> **The request**
Reproduce exactly the section that begins at the line containing "Recreate this image" and ends at the line containing "return (xs - OFF - L) / (R - L)", both lines included; omit all other lines.

> **Records for this task**
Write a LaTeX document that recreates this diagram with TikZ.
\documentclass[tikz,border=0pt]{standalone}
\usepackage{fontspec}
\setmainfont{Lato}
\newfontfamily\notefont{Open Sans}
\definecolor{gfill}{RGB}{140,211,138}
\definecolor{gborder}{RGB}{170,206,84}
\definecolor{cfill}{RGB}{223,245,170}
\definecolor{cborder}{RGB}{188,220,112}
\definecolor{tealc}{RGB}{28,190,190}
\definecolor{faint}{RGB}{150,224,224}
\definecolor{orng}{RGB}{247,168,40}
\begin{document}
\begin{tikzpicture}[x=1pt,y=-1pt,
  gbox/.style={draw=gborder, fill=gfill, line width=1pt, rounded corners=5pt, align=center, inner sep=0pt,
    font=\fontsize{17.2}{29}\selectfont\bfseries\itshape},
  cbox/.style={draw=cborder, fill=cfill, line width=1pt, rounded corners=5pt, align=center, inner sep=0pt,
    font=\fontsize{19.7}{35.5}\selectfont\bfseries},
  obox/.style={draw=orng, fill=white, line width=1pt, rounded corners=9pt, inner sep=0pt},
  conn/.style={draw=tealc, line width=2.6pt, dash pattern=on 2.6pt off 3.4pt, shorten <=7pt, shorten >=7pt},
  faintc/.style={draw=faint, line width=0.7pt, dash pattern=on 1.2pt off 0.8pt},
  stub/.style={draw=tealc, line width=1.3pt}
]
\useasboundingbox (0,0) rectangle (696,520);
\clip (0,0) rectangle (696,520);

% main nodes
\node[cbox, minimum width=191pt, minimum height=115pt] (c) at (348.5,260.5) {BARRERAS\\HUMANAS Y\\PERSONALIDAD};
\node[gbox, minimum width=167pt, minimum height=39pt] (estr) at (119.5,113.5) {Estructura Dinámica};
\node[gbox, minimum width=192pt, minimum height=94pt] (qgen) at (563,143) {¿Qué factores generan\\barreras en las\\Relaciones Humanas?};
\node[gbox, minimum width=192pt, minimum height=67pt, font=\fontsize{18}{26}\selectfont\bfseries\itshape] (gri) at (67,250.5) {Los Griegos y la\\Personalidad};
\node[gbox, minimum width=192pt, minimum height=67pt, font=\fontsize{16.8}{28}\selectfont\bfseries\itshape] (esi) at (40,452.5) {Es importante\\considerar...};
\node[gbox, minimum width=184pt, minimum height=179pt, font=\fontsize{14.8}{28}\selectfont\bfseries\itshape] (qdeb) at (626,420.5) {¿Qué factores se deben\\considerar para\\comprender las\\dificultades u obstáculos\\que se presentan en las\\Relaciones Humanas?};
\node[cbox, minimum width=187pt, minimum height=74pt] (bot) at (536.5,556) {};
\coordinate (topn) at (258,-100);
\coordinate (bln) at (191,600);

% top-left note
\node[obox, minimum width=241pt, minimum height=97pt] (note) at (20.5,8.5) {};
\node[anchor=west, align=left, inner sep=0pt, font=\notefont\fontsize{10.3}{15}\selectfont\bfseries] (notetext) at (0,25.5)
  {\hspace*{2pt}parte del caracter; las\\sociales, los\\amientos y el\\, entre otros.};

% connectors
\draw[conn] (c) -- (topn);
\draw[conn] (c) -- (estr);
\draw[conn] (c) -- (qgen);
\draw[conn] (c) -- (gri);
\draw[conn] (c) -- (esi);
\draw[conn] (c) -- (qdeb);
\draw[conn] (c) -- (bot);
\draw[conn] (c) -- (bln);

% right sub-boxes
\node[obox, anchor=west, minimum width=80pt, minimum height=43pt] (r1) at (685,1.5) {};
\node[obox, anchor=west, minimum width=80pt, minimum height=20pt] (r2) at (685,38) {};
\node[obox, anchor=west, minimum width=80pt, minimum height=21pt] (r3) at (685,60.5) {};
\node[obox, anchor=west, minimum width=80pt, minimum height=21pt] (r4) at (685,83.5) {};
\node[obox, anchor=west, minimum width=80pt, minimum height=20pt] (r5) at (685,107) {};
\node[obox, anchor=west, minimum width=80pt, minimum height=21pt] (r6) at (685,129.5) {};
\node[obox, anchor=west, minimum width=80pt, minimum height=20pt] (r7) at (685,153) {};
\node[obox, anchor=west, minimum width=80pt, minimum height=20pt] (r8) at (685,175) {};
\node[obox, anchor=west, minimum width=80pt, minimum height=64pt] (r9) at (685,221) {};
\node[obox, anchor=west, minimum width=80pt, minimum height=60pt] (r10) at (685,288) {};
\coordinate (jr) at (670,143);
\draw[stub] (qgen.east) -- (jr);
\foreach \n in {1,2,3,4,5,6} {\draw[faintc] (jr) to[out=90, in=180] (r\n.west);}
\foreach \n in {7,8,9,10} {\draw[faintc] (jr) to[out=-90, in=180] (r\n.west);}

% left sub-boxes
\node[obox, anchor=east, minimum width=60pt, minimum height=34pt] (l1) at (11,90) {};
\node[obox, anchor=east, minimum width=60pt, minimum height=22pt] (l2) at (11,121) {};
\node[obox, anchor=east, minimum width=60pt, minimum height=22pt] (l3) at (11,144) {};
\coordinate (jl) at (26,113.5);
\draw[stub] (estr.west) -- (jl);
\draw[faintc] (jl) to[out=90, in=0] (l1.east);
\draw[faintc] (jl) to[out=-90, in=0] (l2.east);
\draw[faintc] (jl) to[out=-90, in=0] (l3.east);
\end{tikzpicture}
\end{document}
* * *
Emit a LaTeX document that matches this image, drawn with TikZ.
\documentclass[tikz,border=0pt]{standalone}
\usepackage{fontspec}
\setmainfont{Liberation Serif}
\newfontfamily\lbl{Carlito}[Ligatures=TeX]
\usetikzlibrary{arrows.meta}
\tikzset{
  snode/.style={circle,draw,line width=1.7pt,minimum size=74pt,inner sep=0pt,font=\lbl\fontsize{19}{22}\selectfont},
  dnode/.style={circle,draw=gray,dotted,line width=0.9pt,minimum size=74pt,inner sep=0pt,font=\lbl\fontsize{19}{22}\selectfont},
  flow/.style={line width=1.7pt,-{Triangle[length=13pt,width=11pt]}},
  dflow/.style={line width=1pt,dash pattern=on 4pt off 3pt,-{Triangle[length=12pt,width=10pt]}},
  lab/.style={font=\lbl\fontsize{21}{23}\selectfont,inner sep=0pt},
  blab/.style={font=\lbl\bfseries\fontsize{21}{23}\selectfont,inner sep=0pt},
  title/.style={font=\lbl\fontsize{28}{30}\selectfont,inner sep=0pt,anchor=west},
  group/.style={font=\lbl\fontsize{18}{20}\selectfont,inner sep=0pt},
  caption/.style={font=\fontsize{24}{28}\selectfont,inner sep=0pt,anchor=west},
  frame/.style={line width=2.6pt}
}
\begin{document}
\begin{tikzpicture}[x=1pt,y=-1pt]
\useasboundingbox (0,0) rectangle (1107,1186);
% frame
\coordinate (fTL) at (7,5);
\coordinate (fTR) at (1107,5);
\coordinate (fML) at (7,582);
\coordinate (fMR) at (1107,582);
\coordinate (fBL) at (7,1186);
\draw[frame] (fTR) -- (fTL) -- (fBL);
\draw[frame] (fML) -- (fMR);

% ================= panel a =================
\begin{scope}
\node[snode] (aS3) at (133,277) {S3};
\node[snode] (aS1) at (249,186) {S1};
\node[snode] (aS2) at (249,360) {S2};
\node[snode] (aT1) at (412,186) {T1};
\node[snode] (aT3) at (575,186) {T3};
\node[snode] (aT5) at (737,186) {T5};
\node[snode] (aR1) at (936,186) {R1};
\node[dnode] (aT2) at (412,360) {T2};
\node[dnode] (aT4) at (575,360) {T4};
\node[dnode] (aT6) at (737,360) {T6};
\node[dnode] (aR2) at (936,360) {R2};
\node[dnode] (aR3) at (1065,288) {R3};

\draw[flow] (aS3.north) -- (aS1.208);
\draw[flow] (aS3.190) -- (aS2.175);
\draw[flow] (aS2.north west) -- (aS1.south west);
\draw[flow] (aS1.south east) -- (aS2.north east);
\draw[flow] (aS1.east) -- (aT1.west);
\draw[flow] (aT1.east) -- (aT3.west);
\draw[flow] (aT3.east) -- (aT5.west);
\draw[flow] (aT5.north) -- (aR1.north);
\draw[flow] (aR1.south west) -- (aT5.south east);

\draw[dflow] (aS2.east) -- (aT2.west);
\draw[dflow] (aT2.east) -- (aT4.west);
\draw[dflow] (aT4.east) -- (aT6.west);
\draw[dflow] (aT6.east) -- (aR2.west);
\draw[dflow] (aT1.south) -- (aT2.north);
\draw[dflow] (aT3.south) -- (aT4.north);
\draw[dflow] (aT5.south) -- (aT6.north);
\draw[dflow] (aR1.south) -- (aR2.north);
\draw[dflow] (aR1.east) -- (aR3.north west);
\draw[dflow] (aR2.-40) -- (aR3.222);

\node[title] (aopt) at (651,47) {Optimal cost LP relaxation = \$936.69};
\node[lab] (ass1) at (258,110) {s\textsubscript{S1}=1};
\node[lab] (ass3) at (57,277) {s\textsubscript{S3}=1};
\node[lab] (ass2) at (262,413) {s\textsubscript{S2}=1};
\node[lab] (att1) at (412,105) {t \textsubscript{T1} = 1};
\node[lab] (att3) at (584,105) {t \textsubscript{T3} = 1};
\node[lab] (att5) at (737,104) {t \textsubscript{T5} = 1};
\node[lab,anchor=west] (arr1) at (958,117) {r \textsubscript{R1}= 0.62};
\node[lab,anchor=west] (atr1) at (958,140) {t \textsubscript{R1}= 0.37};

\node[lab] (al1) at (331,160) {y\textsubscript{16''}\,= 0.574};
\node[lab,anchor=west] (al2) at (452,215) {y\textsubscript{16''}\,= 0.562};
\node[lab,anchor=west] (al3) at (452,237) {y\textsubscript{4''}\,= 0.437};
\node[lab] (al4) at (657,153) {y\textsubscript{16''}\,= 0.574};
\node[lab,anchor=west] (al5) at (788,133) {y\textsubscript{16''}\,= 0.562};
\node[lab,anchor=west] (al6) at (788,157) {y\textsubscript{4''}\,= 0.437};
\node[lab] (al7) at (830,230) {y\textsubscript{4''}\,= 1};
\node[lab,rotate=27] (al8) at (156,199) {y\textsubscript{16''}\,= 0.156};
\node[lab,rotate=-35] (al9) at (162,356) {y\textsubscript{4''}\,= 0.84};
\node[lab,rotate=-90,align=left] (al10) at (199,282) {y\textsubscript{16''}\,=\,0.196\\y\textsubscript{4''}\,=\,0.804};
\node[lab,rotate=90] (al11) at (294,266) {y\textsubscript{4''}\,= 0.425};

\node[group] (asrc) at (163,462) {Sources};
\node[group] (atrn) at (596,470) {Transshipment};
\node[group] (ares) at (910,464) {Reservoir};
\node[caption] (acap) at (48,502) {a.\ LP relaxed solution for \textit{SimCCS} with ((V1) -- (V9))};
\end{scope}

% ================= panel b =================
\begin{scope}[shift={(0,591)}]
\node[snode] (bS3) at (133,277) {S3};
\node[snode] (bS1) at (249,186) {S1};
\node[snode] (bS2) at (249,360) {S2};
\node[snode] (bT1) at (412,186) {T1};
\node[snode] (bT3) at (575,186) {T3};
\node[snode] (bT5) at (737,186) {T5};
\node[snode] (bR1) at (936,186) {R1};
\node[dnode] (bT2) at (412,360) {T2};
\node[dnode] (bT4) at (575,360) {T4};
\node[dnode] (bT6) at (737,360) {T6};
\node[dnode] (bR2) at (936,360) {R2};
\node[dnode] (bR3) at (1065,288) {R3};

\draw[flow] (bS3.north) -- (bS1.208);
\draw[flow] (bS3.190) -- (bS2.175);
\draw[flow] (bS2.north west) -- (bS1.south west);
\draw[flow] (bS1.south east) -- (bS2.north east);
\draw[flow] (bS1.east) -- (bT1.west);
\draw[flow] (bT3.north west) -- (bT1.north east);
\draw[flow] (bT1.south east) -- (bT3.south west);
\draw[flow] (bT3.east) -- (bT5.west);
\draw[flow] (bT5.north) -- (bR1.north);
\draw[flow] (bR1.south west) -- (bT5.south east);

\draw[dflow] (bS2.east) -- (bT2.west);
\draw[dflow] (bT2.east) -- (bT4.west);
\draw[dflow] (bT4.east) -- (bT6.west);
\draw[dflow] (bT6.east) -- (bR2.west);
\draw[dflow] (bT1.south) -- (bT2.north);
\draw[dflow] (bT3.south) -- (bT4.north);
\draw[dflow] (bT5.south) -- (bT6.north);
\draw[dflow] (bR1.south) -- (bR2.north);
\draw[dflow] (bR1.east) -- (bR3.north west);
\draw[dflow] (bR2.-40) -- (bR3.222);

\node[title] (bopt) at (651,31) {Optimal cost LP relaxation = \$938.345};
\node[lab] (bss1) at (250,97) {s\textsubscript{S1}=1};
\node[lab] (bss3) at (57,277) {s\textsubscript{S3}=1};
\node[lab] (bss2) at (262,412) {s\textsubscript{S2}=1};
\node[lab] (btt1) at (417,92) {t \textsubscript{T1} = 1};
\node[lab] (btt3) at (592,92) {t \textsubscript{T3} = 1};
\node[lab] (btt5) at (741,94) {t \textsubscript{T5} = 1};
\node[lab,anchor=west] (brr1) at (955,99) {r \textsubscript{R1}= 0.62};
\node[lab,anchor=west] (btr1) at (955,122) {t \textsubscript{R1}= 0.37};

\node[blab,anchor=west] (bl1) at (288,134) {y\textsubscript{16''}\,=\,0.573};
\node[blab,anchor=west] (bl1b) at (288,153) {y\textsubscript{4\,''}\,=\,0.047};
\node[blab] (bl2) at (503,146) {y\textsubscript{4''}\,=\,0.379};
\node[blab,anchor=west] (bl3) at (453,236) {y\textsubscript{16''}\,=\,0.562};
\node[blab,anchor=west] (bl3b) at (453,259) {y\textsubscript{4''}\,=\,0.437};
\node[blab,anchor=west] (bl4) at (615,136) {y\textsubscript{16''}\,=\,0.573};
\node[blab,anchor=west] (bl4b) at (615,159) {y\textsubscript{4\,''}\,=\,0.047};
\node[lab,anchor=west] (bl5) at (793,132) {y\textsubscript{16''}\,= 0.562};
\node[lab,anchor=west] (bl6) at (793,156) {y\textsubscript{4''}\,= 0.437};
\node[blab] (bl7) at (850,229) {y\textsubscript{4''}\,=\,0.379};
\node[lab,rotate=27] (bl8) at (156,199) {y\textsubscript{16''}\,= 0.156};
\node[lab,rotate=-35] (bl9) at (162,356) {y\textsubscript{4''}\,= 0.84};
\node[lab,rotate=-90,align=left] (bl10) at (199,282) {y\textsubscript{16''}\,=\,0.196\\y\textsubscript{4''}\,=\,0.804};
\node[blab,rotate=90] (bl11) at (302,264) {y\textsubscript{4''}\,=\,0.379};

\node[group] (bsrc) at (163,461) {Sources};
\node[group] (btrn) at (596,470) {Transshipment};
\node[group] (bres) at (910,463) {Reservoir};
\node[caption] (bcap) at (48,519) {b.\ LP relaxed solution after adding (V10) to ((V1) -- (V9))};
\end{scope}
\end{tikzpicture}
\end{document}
* * *
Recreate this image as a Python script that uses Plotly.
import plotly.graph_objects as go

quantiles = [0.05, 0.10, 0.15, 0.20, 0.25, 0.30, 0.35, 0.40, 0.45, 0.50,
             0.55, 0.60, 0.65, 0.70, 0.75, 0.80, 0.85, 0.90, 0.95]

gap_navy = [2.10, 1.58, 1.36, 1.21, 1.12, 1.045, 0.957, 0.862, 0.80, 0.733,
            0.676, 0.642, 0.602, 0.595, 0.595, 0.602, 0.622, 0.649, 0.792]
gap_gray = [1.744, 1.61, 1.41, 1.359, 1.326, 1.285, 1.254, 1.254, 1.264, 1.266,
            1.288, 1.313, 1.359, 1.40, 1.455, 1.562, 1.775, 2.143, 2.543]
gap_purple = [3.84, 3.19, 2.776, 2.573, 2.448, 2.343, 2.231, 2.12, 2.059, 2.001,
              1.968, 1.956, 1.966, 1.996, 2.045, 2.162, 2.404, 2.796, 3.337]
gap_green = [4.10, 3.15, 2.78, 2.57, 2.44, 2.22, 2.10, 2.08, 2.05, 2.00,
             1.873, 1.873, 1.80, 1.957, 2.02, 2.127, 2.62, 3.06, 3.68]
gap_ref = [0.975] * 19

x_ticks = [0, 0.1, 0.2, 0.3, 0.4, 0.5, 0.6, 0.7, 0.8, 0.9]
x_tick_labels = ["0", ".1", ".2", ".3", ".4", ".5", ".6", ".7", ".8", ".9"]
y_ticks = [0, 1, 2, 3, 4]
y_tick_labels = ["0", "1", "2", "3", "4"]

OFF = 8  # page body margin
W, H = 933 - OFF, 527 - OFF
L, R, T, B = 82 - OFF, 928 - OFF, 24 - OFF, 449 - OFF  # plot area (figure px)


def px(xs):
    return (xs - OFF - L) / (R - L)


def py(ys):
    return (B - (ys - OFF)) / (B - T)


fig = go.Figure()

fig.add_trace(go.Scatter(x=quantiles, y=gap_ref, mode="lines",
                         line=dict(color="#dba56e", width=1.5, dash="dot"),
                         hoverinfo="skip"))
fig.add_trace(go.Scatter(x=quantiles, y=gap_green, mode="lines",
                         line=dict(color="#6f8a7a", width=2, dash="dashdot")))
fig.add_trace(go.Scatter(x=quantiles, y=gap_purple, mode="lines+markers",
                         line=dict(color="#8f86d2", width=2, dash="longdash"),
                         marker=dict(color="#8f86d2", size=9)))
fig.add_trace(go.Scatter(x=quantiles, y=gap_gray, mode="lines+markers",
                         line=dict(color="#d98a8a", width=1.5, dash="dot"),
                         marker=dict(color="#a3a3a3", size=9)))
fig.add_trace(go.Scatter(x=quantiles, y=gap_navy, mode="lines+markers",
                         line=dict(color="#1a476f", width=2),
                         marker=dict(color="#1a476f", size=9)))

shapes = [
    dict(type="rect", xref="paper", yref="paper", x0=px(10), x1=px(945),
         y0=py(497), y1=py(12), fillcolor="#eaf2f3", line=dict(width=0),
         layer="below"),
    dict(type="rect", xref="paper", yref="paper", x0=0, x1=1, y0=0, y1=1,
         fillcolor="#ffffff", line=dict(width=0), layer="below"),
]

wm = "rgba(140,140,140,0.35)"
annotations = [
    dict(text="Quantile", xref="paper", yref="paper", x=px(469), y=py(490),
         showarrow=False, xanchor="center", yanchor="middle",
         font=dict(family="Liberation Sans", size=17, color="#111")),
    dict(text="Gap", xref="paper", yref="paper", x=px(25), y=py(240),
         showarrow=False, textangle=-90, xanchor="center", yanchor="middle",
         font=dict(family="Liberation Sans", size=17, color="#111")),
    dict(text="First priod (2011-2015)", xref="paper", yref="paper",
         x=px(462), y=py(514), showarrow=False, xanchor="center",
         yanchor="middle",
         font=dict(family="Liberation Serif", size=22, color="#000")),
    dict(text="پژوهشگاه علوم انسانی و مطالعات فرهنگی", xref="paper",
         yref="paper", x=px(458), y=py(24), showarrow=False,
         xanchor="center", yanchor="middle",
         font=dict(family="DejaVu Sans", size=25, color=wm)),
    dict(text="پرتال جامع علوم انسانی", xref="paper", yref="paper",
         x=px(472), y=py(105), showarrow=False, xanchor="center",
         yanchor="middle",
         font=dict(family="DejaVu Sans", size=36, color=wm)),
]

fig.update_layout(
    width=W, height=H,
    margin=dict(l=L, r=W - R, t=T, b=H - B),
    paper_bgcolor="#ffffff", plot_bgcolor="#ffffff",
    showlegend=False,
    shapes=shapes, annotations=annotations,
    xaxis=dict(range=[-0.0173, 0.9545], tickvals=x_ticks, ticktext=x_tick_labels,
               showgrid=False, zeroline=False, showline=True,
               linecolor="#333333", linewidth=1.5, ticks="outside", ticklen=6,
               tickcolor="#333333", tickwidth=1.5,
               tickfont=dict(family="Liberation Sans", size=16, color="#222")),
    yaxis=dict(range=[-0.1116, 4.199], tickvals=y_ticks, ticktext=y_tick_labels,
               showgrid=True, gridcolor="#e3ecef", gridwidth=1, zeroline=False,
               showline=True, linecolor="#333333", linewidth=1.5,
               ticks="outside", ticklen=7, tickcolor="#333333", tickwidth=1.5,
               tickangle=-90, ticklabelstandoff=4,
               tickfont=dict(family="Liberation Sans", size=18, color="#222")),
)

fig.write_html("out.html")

> **In response**
Recreate this image as a Python script that uses Plotly.
import plotly.graph_objects as go

quantiles = [0.05, 0.10, 0.15, 0.20, 0.25, 0.30, 0.35, 0.40, 0.45, 0.50,
             0.55, 0.60, 0.65, 0.70, 0.75, 0.80, 0.85, 0.90, 0.95]

gap_navy = [2.10, 1.58, 1.36, 1.21, 1.12, 1.045, 0.957, 0.862, 0.80, 0.733,
            0.676, 0.642, 0.602, 0.595, 0.595, 0.602, 0.622, 0.649, 0.792]
gap_gray = [1.744, 1.61, 1.41, 1.359, 1.326, 1.285, 1.254, 1.254, 1.264, 1.266,
            1.288, 1.313, 1.359, 1.40, 1.455, 1.562, 1.775, 2.143, 2.543]
gap_purple = [3.84, 3.19, 2.776, 2.573, 2.448, 2.343, 2.231, 2.12, 2.059, 2.001,
              1.968, 1.956, 1.966, 1.996, 2.045, 2.162, 2.404, 2.796, 3.337]
gap_green = [4.10, 3.15, 2.78, 2.57, 2.44, 2.22, 2.10, 2.08, 2.05, 2.00,
             1.873, 1.873, 1.80, 1.957, 2.02, 2.127, 2.62, 3.06, 3.68]
gap_ref = [0.975] * 19

x_ticks = [0, 0.1, 0.2, 0.3, 0.4, 0.5, 0.6, 0.7, 0.8, 0.9]
x_tick_labels = ["0", ".1", ".2", ".3", ".4", ".5", ".6", ".7", ".8", ".9"]
y_ticks = [0, 1, 2, 3, 4]
y_tick_labels = ["0", "1", "2", "3", "4"]

OFF = 8  # page body margin
W, H = 933 - OFF, 527 - OFF
L, R, T, B = 82 - OFF, 928 - OFF, 24 - OFF, 449 - OFF  # plot area (figure px)


def px(xs):
    return (xs - OFF - L) / (R - L)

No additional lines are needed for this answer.